«Nous ne sommes pas des squatteurs» : un club école évacué par Bordeaux Métropole
Le club école de l’association L’aile de l’Ange, qui occupait gracieusement le collège désaffecté Jacques Ellul, a été prié de quitter les lieux.
Telle Icare, L’aile de l’Ange, brisée, est en larmes. L’association bordelaise d’Ukrainiens, qui avait ouvert un club école en février pour que leurs enfants «n’oublient pas où ils sont nés», est délogée par Bordeaux Métropole. L’institution, qui lui avait octroyé un droit d’occupation à titre précaire des locaux désaffecté du collège Jacques Ellul, s’est rétractée le 26 mars. «L’association s’est étalée et a outrepassé les prérogatives qui étaient indiquées dans la convention : elle accueille du public alors que ce n’était pas prévu et que Bordeaux Métropole n’est pas assuré pour ce type d’activité dans ces locaux», justifie par écrit l’établissement public. Le bail stipule bien une mise à disposition de l’endroit à «des fins logistiques» en vue de préparer des convois de colis à envoyer en Ukraine.

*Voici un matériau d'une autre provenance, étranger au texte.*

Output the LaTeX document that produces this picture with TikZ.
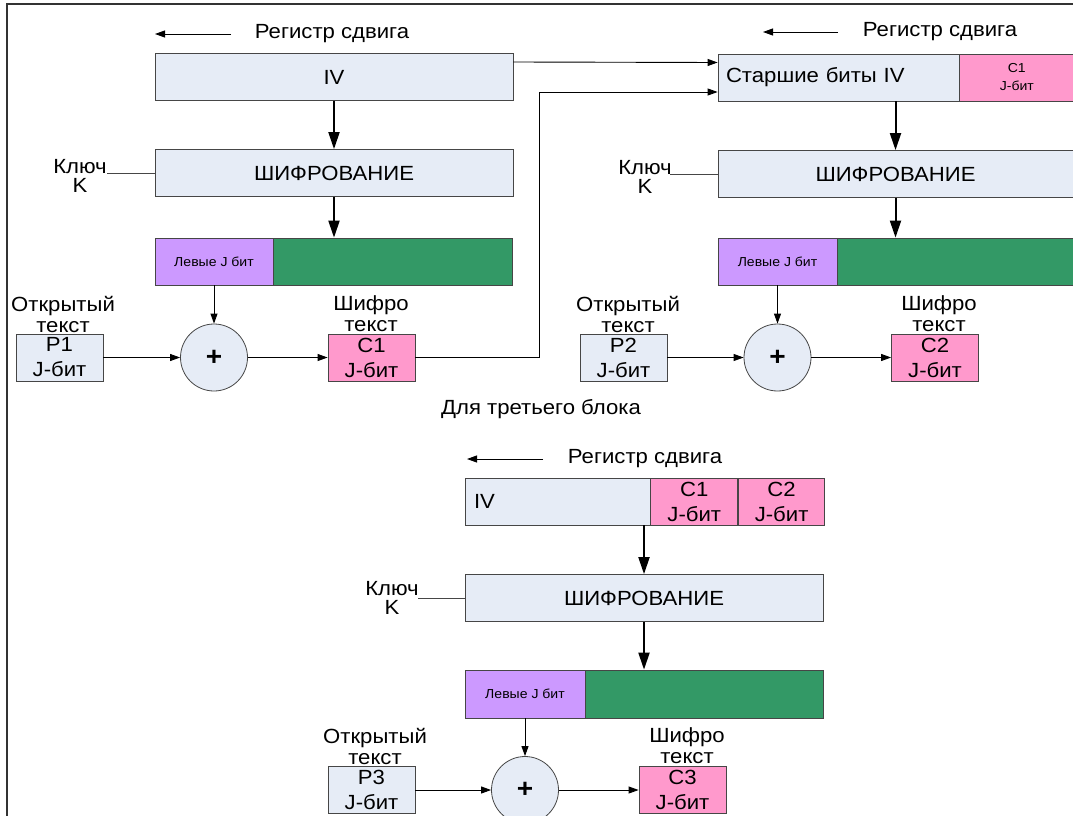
\documentclass[tikz,border=0pt]{standalone}
\usepackage{fontspec}
\setmainfont{Liberation Sans}[FakeStretch=1.08]
\usetikzlibrary{arrows.meta}
\definecolor{pale}{RGB}{230,236,246}
\definecolor{pinkbit}{RGB}{255,153,204}
\definecolor{lilac}{RGB}{204,153,255}
\definecolor{keygreen}{RGB}{51,153,102}
\definecolor{boxline}{RGB}{70,70,70}
\newcommand{\mainfs}{\fontsize{20.5}{21}\selectfont}
\newcommand{\bitfs}{\fontsize{20.5}{25}\selectfont}
\newcommand{\smallfs}{\fontsize{13}{18}\selectfont}
\tikzset{
  cell/.style={draw=boxline, line width=0.8pt, inner sep=0pt, minimum height=47pt, font=\mainfs, align=center},
  regbox/.style={cell, fill=pale},
  pbits/.style={cell, fill=pale, font=\bitfs, minimum width=87pt},
  cbits/.style={cell, fill=pinkbit, font=\bitfs, minimum width=87pt},
  lbits/.style={cell, fill=lilac, font=\smallfs},
  rbits/.style={cell, fill=keygreen},
  xorop/.style={circle, draw=boxline, line width=0.8pt, fill=pale, minimum size=67pt, inner sep=0pt, font=\fontsize{26}{26}\selectfont\bfseries},
  lbl/.style={font=\mainfs, align=center, inner sep=0pt},
  keylbl/.style={font=\fontsize{20.5}{19}\selectfont, align=center, inner sep=0pt},
  flow/.style={line width=2pt, -{Triangle[length=17pt,width=11pt]}},
  feed/.style={line width=0.9pt, -{Triangle[length=10pt,width=7pt]}},
  keyline/.style={line width=0.9pt, draw=boxline},
}
\begin{document}
\begin{tikzpicture}[x=1pt,y=-1pt]
  \useasboundingbox (0,0) rectangle (1073,816);
  \draw[line width=1.5pt, black!80] (7,816) -- (7,4) -- (1073,4);

  % first block
  \coordinate (sh1a) at (231,34);
  \coordinate (sh1b) at (155,34);
  \draw[feed] (sh1a) -- (sh1b);
  \node[lbl] (sh1) at (332,34) {Регистр сдвига};
  \node[regbox, minimum width=358pt] (iv1) at (334,77) {IV};
  \node[regbox, minimum width=358pt] (enc1) at (334,173) {ШИФРОВАНИЕ};
  \node[keylbl] (k1) at (80,176) {Ключ\\K};
  \coordinate (key1) at (107,173);
  \node[lbits, minimum width=118pt] (left1) at (214,261.5) {Левые J бит};
  \node[rbits, minimum width=239pt, anchor=west] (rest1) at (left1.east) {};
  \node[xorop] (xor1) at (214,357.5) {+};
  \node[pbits] (p1) at (59.5,357.5) {P1\\J-бит};
  \node[cbits] (c1) at (371.5,357.5) {C1\\J-бит};
  \node[lbl] (open1) at (63,314) {Открытый\\текст};
  \node[lbl] (ciph1) at (371,314) {Шифро\\текст};
  \draw[flow] (iv1) -- (enc1);
  \draw[flow] (enc1.south) -- (enc1.south |- rest1.north);
  \draw[keyline] (key1) -- (enc1.west);
  \draw[feed] (left1) -- (xor1);
  \draw[feed] (p1) -- (xor1);
  \draw[feed] (xor1) -- (c1);

  % second block
  \coordinate (sh2a) at (838,32);
  \coordinate (sh2b) at (763,32);
  \draw[feed] (sh2a) -- (sh2b);
  \node[lbl] (sh2) at (940,32) {Регистр сдвига};
  \node[regbox, minimum width=241pt, text width=225pt, align=left] (hi2) at (838.5,77.5) {Старшие биты IV};
  \node[cell, fill=pinkbit, font=\smallfs, minimum width=114pt, anchor=west] (c1r2) at (hi2.east) {C1\\J-бит};
  \node[regbox, minimum width=355pt] (enc2) at (895.5,174) {ШИФРОВАНИЕ};
  \node[keylbl] (k2) at (645,177) {Ключ\\K};
  \coordinate (key2) at (670,174);
  \node[lbits, minimum width=119pt] (left2) at (777.5,261.5) {Левые J бит};
  \node[rbits, minimum width=236pt, anchor=west] (rest2) at (left2.east) {};
  \node[xorop] (xor2) at (777.5,357.5) {+};
  \node[pbits] (p2) at (623.5,357.5) {P2\\J-бит};
  \node[cbits] (c2) at (935,357.5) {C2\\J-бит};
  \node[lbl] (open2) at (628,314) {Открытый\\текст};
  \node[lbl] (ciph2) at (939,314) {Шифро\\текст};
  \draw[flow] (enc2.north |- hi2.south) -- (enc2.north);
  \draw[flow] (enc2.south) -- (enc2.south |- rest2.north);
  \draw[keyline] (key2) -- (enc2.west);
  \draw[feed] (left2) -- (xor2);
  \draw[feed] (p2) -- (xor2);
  \draw[feed] (xor2) -- (c2);

  % from block one to block two
  \coordinate (fb1) at (539,92);
  \draw[feed] ([yshift=15pt]iv1.east) -- ([yshift=15pt]hi2.west);
  \draw[feed] (c1.east) -| (fb1) -- ([yshift=-14.5pt]hi2.west);

  % third block
  \node[lbl] (third) at (541,409) {Для третьего блока};
  \coordinate (sh3a) at (543,459);
  \coordinate (sh3b) at (467,459);
  \draw[feed] (sh3a) -- (sh3b);
  \node[lbl] (sh3) at (645,459) {Регистр сдвига};
  \node[regbox, minimum width=185pt, text width=167pt, align=left] (iv3) at (557.5,501.5) {IV};
  \node[cbits, anchor=west] (c1r3) at (iv3.east) {C1\\J-бит};
  \node[cbits, minimum width=86pt, anchor=west] (c2r3) at (c1r3.east) {C2\\J-бит};
  \node[regbox, minimum width=358pt] (enc3) at (644,598) {ШИФРОВАНИЕ};
  \node[keylbl] (k3) at (392,598) {Ключ\\K};
  \coordinate (key3) at (418,598);
  \node[lbits, minimum width=120pt, minimum height=48pt] (left3) at (525,694) {Левые J бит};
  \node[rbits, minimum width=238pt, minimum height=48pt, anchor=west] (rest3) at (left3.east) {};
  \node[xorop] (xor3) at (525,790) {+};
  \node[pbits] (p3) at (371.5,790) {P3\\J-бит};
  \node[cbits] (c3) at (682.5,790) {C3\\J-бит};
  \node[lbl] (open3) at (375,746) {Открытый\\текст};
  \node[lbl] (ciph3) at (687,746) {Шифро\\текст};
  \draw[flow] (enc3.north |- iv3.south) -- (enc3.north);
  \draw[flow] (enc3.south) -- (enc3.south |- rest3.north);
  \draw[keyline] (key3) -- (enc3.west);
  \draw[feed] (left3) -- (xor3);
  \draw[feed] (p3) -- (xor3);
  \draw[feed] (xor3) -- (c3);
\end{tikzpicture}
\end{document}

«Il avait laissé entendre lors du dernier renouvellement du bail qu’on pourrait s’arranger», s’étrangle Kristina Jay Kernistka. La porte-parole de l’association «ne comprend pas pourquoi cette évacuation est aussi rapide et aussi violente alors qu’il y a déjà beaucoup de violence dans la vie de ces enfants». Une soixantaine d’enfants était accueillie les mercredis et samedis. Pour eux, ces murs étaient devenus un refuge. L’association avait d’ailleurs commencé à les repeindre avec l’aide de leurs parents pour les rendre plus accueillants.

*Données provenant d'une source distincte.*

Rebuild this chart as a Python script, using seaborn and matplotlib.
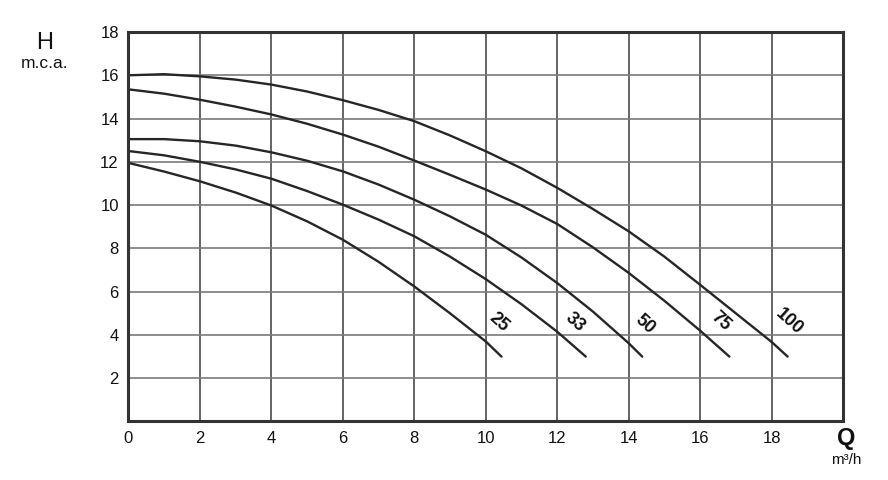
import numpy as np
import pandas as pd
import matplotlib
matplotlib.use("Agg")
import matplotlib.pyplot as plt
import seaborn as sns

# Pump curves: flow Q (m3/h) vs head H (m.c.a.)
q_25 = [0, 1, 2, 3, 4, 5, 6, 7, 8, 9, 10, 10.44]
h_25 = [11.95, 11.55, 11.1, 10.58, 9.98, 9.25, 8.4, 7.38, 6.24, 5.0, 3.7, 3.0]

q_33 = [0, 1, 2, 3, 4, 5, 6, 7, 8, 9, 10, 11, 12, 12.8]
h_33 = [12.5, 12.3, 12.0, 11.65, 11.22, 10.65, 10.02, 9.33, 8.56, 7.62, 6.58, 5.42, 4.15, 3.0]

q_50 = [0, 1, 2, 3, 4, 5, 6, 7, 8, 9, 10, 11, 12, 13, 14, 14.38]
h_50 = [13.05, 13.05, 12.95, 12.75, 12.44, 12.05, 11.56, 10.95, 10.25, 9.48, 8.63, 7.58, 6.4, 5.08, 3.62, 3.0]

q_75 = [0, 1, 2, 3, 4, 5, 6, 7, 8, 9, 10, 11, 12, 13, 14, 15, 16, 16.82]
h_75 = [15.35, 15.15, 14.87, 14.55, 14.19, 13.76, 13.26, 12.7, 12.06, 11.4, 10.72, 9.98, 9.13, 8.05, 6.87, 5.58, 4.2, 3.0]

q_100 = [0, 1, 2, 3, 4, 5, 6, 7, 8, 9, 10, 11, 12, 13, 14, 15, 16, 17, 18, 18.45]
h_100 = [16.0, 16.05, 15.95, 15.8, 15.57, 15.25, 14.85, 14.4, 13.88, 13.22, 12.49, 11.7, 10.8, 9.82, 8.79, 7.62, 6.32, 5.0, 3.68, 3.0]

curve_names = ["25", "33", "50", "75", "100"]
label_x = [10.38, 12.5, 14.45, 16.57, 18.5]
label_y = [4.56, 4.58, 4.48, 4.62, 4.62]

x_ticks = [0, 2, 4, 6, 8, 10, 12, 14, 16, 18]
y_ticks = [2, 4, 6, 8, 10, 12, 14, 16, 18]

frames = []
for name, q, h in zip(curve_names,
                      [q_25, q_33, q_50, q_75, q_100],
                      [h_25, h_33, h_50, h_75, h_100]):
    frames.append(pd.DataFrame({"Q": q, "H": h, "curve": name}))
curves = pd.concat(frames, ignore_index=True)

sns.set_style("white")
plt.rcParams['font.family'] = ['Liberation Sans', 'DejaVu Sans']

fig = plt.figure(figsize=(8.88, 4.8), dpi=100)
ax = fig.add_axes([0.1447, 0.1219, 0.8046, 0.8114])

# verticals a bit darker than horizontals, as in the original
ax.set_xticks(x_ticks + [20])
ax.set_yticks([0] + y_ticks)
ax.xaxis.grid(True, color="#4a4a4a", linewidth=1.2)
ax.yaxis.grid(True, color="#7a7a7a", linewidth=1.2)
ax.set_axisbelow(True)

sns.lineplot(data=curves, x="Q", y="H", hue="curve", units="curve",
             estimator=None, sort=False, legend=False,
             palette=["#262626"] * 5, linewidth=1.7, ax=ax)

for name, lx, ly in zip(curve_names, label_x, label_y):
    ax.text(lx, ly, name, rotation=-42, ha="center", va="center",
            fontsize=13, fontweight="bold", color="#111111")

ax.set_xlim(0, 20)
ax.set_ylim(0, 18)
ax.set_xticklabels([str(t) for t in x_ticks] + [""])
ax.set_yticklabels([""] + [str(t) for t in y_ticks])
ax.tick_params(axis="both", direction="out", length=3, width=1,
               color="#333333", labelsize=12, labelcolor="#111111", pad=4)
ax.set_xlabel("")
ax.set_ylabel("")

for side in ["left", "bottom", "right", "top"]:
    ax.spines[side].set_visible(True)
    ax.spines[side].set_color("#333333")
    ax.spines[side].set_linewidth(2.2)

fig.text(45 / 888, 1 - 43 / 480, "H", ha="center", va="center",
         fontsize=17, color="#111111")
fig.text(45 / 888, 1 - 63 / 480, "m.c.a.", ha="center", va="center",
         fontsize=12.5, color="#111111")
fig.text(846 / 888, 1 - 438 / 480, "Q", ha="center", va="center",
         fontsize=17, fontweight="bold", color="#111111")
fig.text(846 / 888, 1 - 460 / 480, "m\u00b3/h", ha="center", va="center",
         fontsize=11, color="#111111")

fig.savefig("out.png", dpi=100, facecolor="white")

Selon L’aile de l’Ange, délogée un mois après la publicité de l’ouverture de son club, si «Bordeaux Métropole ne veut entendre aucune des solutions proposées», c’est pour une tout autre raison. «Ils ont signé un bail avec le diaconat de Bordeaux. Des migrants doivent s’installer dans l’aile d’à côté», avance Kristina Jay Kernistka. «Ils ne veulent pas prendre le risque d’une cohabitation avec les adultes», décrypte-t-elle.
En droit de révoquer le prêt des locaux dont elle finançait les charges, Bordeaux Métropole assume en effet cette corrélation. «L’accueil était prévu pour le diaconat et non pour L’aile de l’Ange. L’objectif du respect des conventions est qu’il puisse y avoir une bonne coexistence des différents occupants sur l’ensemble du site», indique ainsi l’établissement public.
Pour les membres de ce club école à la rue, cette décision administrative est vécue comme une injustice. «Je n’ai pas vu venir le problème. Nous ne sommes pas des squatteurs. Le moral est à zéro et je pense qu’on va perdre une partie de l’équipe», confie Kristina Jay Kernistka, très émue à cette idée. Pour solution, Bordeaux Métropole propose d’accueillir ces enfants dans «des structures à proximité (centre d’animation, bibliothèque)».
Une éventualité loin de convenir à L’aile de l’Ange qui donnait des cours. «Nous ne sommes pas un centre aéré», insiste Kristina Jay Kernistka. Pour l’instant, les parents ont été informés par lettre de la fermeture, mais les bénévoles «n’ont pas eu le courage de décevoir» les petits qui n’en ont pas encore conscience. Leur porte-parole se rend pourtant à l’évidence : «Si on ne trouve pas un mécénat ou des locaux gratuits, on ne pourra pas continuer».